- Born: April 5, 1910 Grand Rapids, Michigan, U.S.
- Died: July 20, 1999 (aged 89) Largo, Florida, U.S.
- Education: Hope College
- Occupation: Sportswriter
- Employer: The Detroit News (1945–1973)
- Known for: Waddy's World (1947–1973) Founder and leader, Baseball Chapel (1973–1982)
- Children: Jon Spoelstra
- Relatives: Erik Spoelstra (grandson)

= Watson Spoelstra =

American sportswriter (1910–1999)

Watson N. "Waddy" Spoelstra (April 5, 1910 – July 20, 1999) was an American sportswriter for The Detroit News from 1945 to 1973. He served as the president of the Baseball Writers' Association of America in 1968. After retiring from The Detroit News, he founded Baseball Chapel, a Christian ministry for professional baseball players, which he led from 1973 to 1982.
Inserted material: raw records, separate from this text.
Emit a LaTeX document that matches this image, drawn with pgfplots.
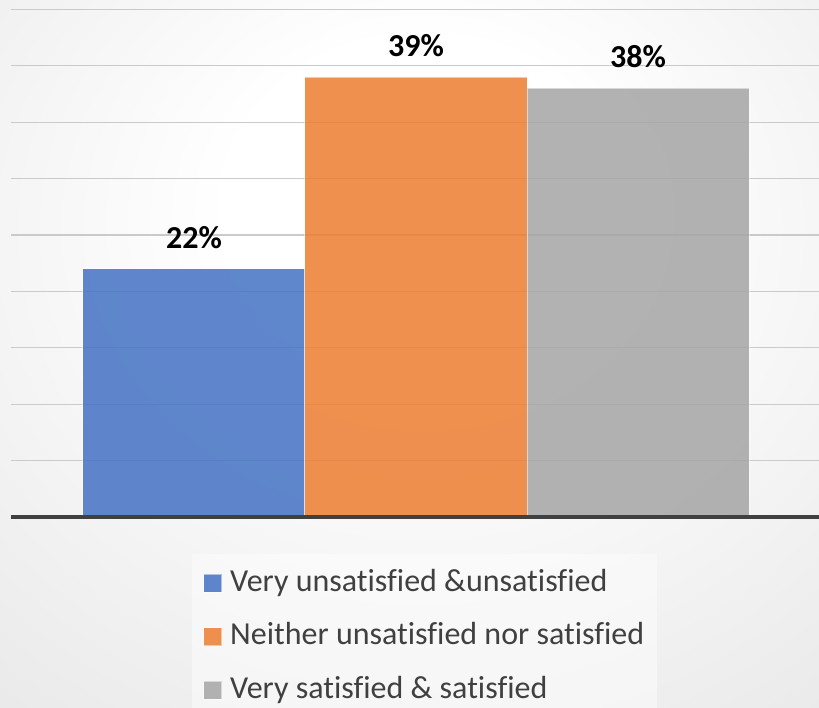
\documentclass[border=0pt]{standalone}
\usepackage{pgfplots}
\pgfplotsset{compat=1.18}
\usepackage{fontspec}
\setmainfont{Carlito}[Ligatures=NoCommon]

\definecolor{barblue}{HTML}{4472C4}
\definecolor{barorange}{HTML}{ED7D31}
\definecolor{bargray}{HTML}{A5A5A5}
\definecolor{gridc}{HTML}{CACACA}
\definecolor{axisc}{HTML}{404040}
\definecolor{textc}{HTML}{404040}
\definecolor{bgmid}{HTML}{E4E4E4}
\definecolor{bgout}{HTML}{C8C8C8}

% soft radial backdrop, lightest slightly above the middle
\pgfdeclareradialshading{bgshade}{\pgfpoint{1bp}{12bp}}{%
  color(0bp)=(white); color(12bp)=(white); color(48bp)=(bgmid); color(85bp)=(bgout)}

\pgfplotsset{
  catbar/.style={
    ybar, bar width=1, bar shift=0pt,
    fill opacity=0.85, draw=white, draw opacity=0.5, line width=1bp,
    legend image code/.code={\draw[##1] (0bp,-9bp) rectangle (18bp,9bp);}
  }
}

\begin{document}
\begin{tikzpicture}
\useasboundingbox (0,0) rectangle (819bp,708bp);
\shade[shading=bgshade] (0,0) rectangle (819bp,708bp);
\begin{axis}[
  at={(11bp,191bp)}, anchor=south west,
  scale only axis, width=810bp, height=507.6bp,
  xmin=-0.824, xmax=2.824, ymin=0, ymax=45,
  clip=false,
  ytick={5,10,...,45}, xtick=\empty, yticklabels={},
  ymajorgrids, grid style={gridc, line width=1.3bp},
  major tick length=0pt,
  axis line style={draw=none},
  point meta=y,
  /pgf/number format/assume math mode=true,
  nodes near coords={\pgfmathprintnumber{\pgfplotspointmeta}\%},
  nodes near coords style={font=\fontsize{32bp}{38bp}\selectfont\bfseries,
    text=black, anchor=base, yshift=20.5bp, text opacity=1},
  legend cell align=left,
  legend style={at={(0.2235,-0.0729)}, anchor=north west,
    draw=none, fill=white, fill opacity=0.45, text opacity=1,
    font=\fontsize{32bp}{38bp}\selectfont, text=textc,
    inner sep=11bp, row sep=17.5bp, column sep=6bp,
    nodes={inner sep=2bp, text height=24bp, text depth=8bp}},
]
\addplot[catbar, fill=barblue] coordinates {(0,22)};
\addlegendentry{Very unsatisfied \&unsatisfied}
\addplot[catbar, fill=barorange] coordinates {(1,39)};
\addlegendentry{Neither unsatisfied nor satisfied}
\addplot[catbar, fill=bargray] coordinates {(2,38)};
\addlegendentry{Very satisfied \& satisfied}
\draw[axisc, line width=3.2bp] (rel axis cs:0,0) -- (rel axis cs:1,0);
\end{axis}
\end{tikzpicture}
\end{document}
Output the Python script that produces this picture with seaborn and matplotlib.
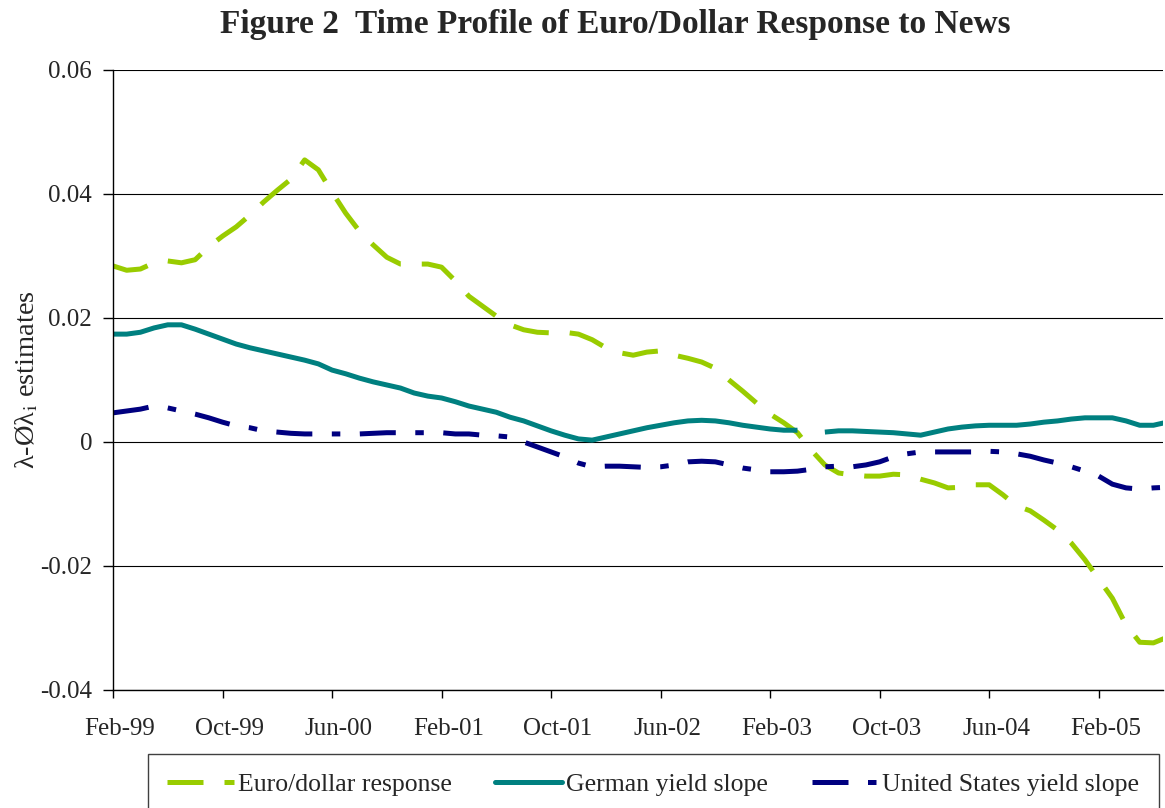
import pandas as pd
import seaborn as sns
import matplotlib.pyplot as plt
import matplotlib.transforms as mtransforms
from matplotlib.lines import Line2D
import numpy as np

# Données mensuelles : Feb-99 -> Jul-05
months = pd.date_range("1999-02-01", "2005-07-01", freq="MS")

euro_dollar = [
    0.0284, 0.0277, 0.0279, 0.0289, 0.0292, 0.0289, 0.0294, 0.0315, 0.0332, 0.0347,
    0.0366, 0.0387, 0.0406, 0.0424, 0.0455, 0.0439, 0.0403, 0.0369, 0.0340, 0.0318,
    0.0298, 0.0287, 0.0287, 0.0287, 0.0282, 0.0260, 0.0235, 0.0219, 0.0203, 0.0189,
    0.0181, 0.0177, 0.0176, 0.0177, 0.0174, 0.0165, 0.0152, 0.0144, 0.0140, 0.0145,
    0.0147, 0.0140, 0.0135, 0.0129, 0.0119, 0.0100, 0.0082, 0.0063, 0.0045, 0.0031,
    0.0015, -0.0013, -0.0037, -0.0050, -0.0053, -0.0055, -0.0055, -0.0052, -0.0053, -0.0060,
    -0.0066, -0.0074, -0.0073, -0.0069, -0.0069, -0.0085, -0.0103, -0.0111, -0.0126, -0.0142,
    -0.0163, -0.0190, -0.0221, -0.0252, -0.0295, -0.0323, -0.0324, -0.0315,
]

german_slope = [
    0.0174, 0.0174, 0.0177, 0.0184, 0.0189, 0.0189, 0.0182, 0.0174, 0.0166, 0.0158,
    0.0152, 0.0147, 0.0142, 0.0137, 0.0132, 0.0126, 0.0116, 0.0110, 0.0103, 0.0097,
    0.0092, 0.0087, 0.0079, 0.0074, 0.0071, 0.0065, 0.0058, 0.0053, 0.0048, 0.0040,
    0.0034, 0.0026, 0.0018, 0.0011, 0.0005, 0.0003, 0.0008, 0.0013, 0.0018, 0.0023,
    0.0027, 0.0031, 0.0034, 0.0035, 0.0034, 0.0031, 0.0027, 0.0024, 0.0021, 0.0019,
    0.0019, np.nan, 0.0016, 0.0018, 0.0018, 0.0017, 0.0016, 0.0015, 0.0013, 0.0011,
    0.0016, 0.0021, 0.0024, 0.0026, 0.0027, 0.0027, 0.0027, 0.0029, 0.0032, 0.0034,
    0.0037, 0.0039, 0.0039, 0.0039, 0.0034, 0.0027, 0.0027, 0.0032,
]

us_slope = [
    0.0047, 0.0050, 0.0053, 0.0058, 0.0055, 0.0050, 0.0045, 0.0039, 0.0032, 0.0026,
    0.0023, 0.0018, 0.0016, 0.0014, 0.0013, 0.0013, 0.0013, 0.0013, 0.0013, 0.0014,
    0.0015, 0.0015, 0.0015, 0.0015, 0.0015, 0.0013, 0.0013, 0.0011, 0.0010, 0.0008,
    0.0000, -0.0008, -0.0016, -0.0024, -0.0034, -0.0040, -0.0039, -0.0039, -0.0040, -0.0041,
    -0.0040, -0.0037, -0.0032, -0.0031, -0.0032, -0.0037, -0.0042, -0.0045, -0.0048, -0.0048,
    -0.0047, -0.0044, -0.0040, -0.0039, -0.0040, -0.0037, -0.0032, -0.0024, -0.0019, -0.0016,
    -0.0016, -0.0016, -0.0016, -0.0016, -0.0015, -0.0016, -0.0019, -0.0023, -0.0029, -0.0034,
    -0.0040, -0.0047, -0.0055, -0.0068, -0.0074, -0.0076, -0.0074, -0.0073,
]

x_tick_labels = ["Feb-99", "Oct-99", "Jun-00", "Feb-01", "Oct-01",
                 "Jun-02", "Feb-03", "Oct-03", "Jun-04", "Feb-05"]
y_ticks = [-0.04, -0.02, 0.0, 0.02, 0.04, 0.06]
y_tick_labels = ["-0.04", "-0.02", "0", "0.02", "0.04", "0.06"]

series_labels = ["Euro/dollar response", "German yield slope", "United States yield slope"]

df = pd.DataFrame({
    "t": np.arange(len(months)),
    "euro": euro_dollar,
    "german": german_slope,
    "us": us_slope,
})
# segments pour garder le trou de la série allemande
df["seg"] = df["german"].isna().cumsum()

# Style
COLOR_GREEN = "#99CC00"
COLOR_TEAL = "#008080"
COLOR_NAVY = "#000080"
LW = 3.6
LS_EURO = (0, (7.2, 4.2))
LS_US = (0, (7.2, 3.9, 1.7, 3.9))

sns.set_theme(style="ticks")
plt.rcParams["font.family"] = ["Liberation Serif", "DejaVu Serif"]
plt.rcParams["mathtext.fontset"] = "stix"
plt.rcParams["axes.unicode_minus"] = False

fig, ax = plt.subplots(figsize=(11.65, 8.08), dpi=100)
fig.subplots_adjust(left=113 / 1165, right=1163 / 1165, bottom=1 - 690 / 808, top=1 - 70 / 808)

sns.lineplot(data=df, x="t", y="euro", color=COLOR_GREEN, linewidth=LW,
             linestyle=LS_EURO, ax=ax)
sns.lineplot(data=df, x="t", y="german", units="seg", estimator=None,
             color=COLOR_TEAL, linewidth=LW, ax=ax)
sns.lineplot(data=df, x="t", y="us", color=COLOR_NAVY, linewidth=LW,
             linestyle=LS_US, ax=ax)
for line in ax.get_lines():
    line.set_solid_capstyle("butt")
    line.set_dash_capstyle("butt")

ax.set_xlim(0, 76.7)
ax.set_ylim(-0.04, 0.06)
ax.set_xticks(np.arange(0, len(months), 8)[:len(x_tick_labels)], x_tick_labels)
ax.set_yticks(y_ticks, y_tick_labels)
ax.yaxis.grid(True, color="black", linewidth=0.8)
ax.set_axisbelow(True)

ax.tick_params(axis="y", length=7, width=1, pad=8, labelsize=18, color="black")
ax.tick_params(axis="x", length=5.5, width=1, pad=15, labelsize=18, color="black")
# les étiquettes de dates sont un peu décalées à droite des graduations
shift = mtransforms.ScaledTranslation(5 / 72, 0, fig.dpi_scale_trans)
for lab in ax.get_xticklabels():
    lab.set_transform(lab.get_transform() + shift)
for s in ["left", "bottom"]:
    ax.spines[s].set_color("black")
    ax.spines[s].set_linewidth(1)
sns.despine(ax=ax)

ax.set_xlabel("")
ax.set_ylabel(r"λ-Øλ$_\mathrm{i}$ estimates", fontsize=20.5, labelpad=-0.5)

fig.text(615 / 1165, 1 - 33 / 808, "Figure 2  Time Profile of Euro/Dollar Response to News",
         ha="center", va="baseline", fontsize=24, fontweight="bold")

handles = [
    Line2D([], [], color=COLOR_GREEN, lw=LW, linestyle=LS_EURO, dash_capstyle="butt"),
    Line2D([], [], color=COLOR_TEAL, lw=LW),
    Line2D([], [], color=COLOR_NAVY, lw=LW, linestyle=LS_US, dash_capstyle="butt"),
]
leg = fig.legend(handles, series_labels, loc="upper left",
                 bbox_to_anchor=(148 / 1165, 1 - 754 / 808), borderaxespad=0,
                 ncol=3, fontsize=18.5,
                 frameon=True, fancybox=False, framealpha=1, edgecolor="#404040",
                 handlelength=2.6, handletextpad=0.15, columnspacing=1.7, borderpad=0.75)
leg.get_frame().set_linewidth(1)

fig.savefig("out.png", dpi=100)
Spoelstra was born in Grand Rapids, Michigan in 1910. He attended Hope College where he played baseball and basketball. He became Hope College's all-time leading scorer in basketball. He graduated from Hope College in 1932.

After graduating from college, Spoelstra was hired as a sportswriter by the Associated Press, assigned to Detroit. In approximately 1945, Spoelstra was hired by The Detroit News, where he remained for nearly 30 years.

His son Jon Spoelstra is a former National Basketball Association executive and his grandson Erik Spoelstra is the current head coach of the Miami Heat.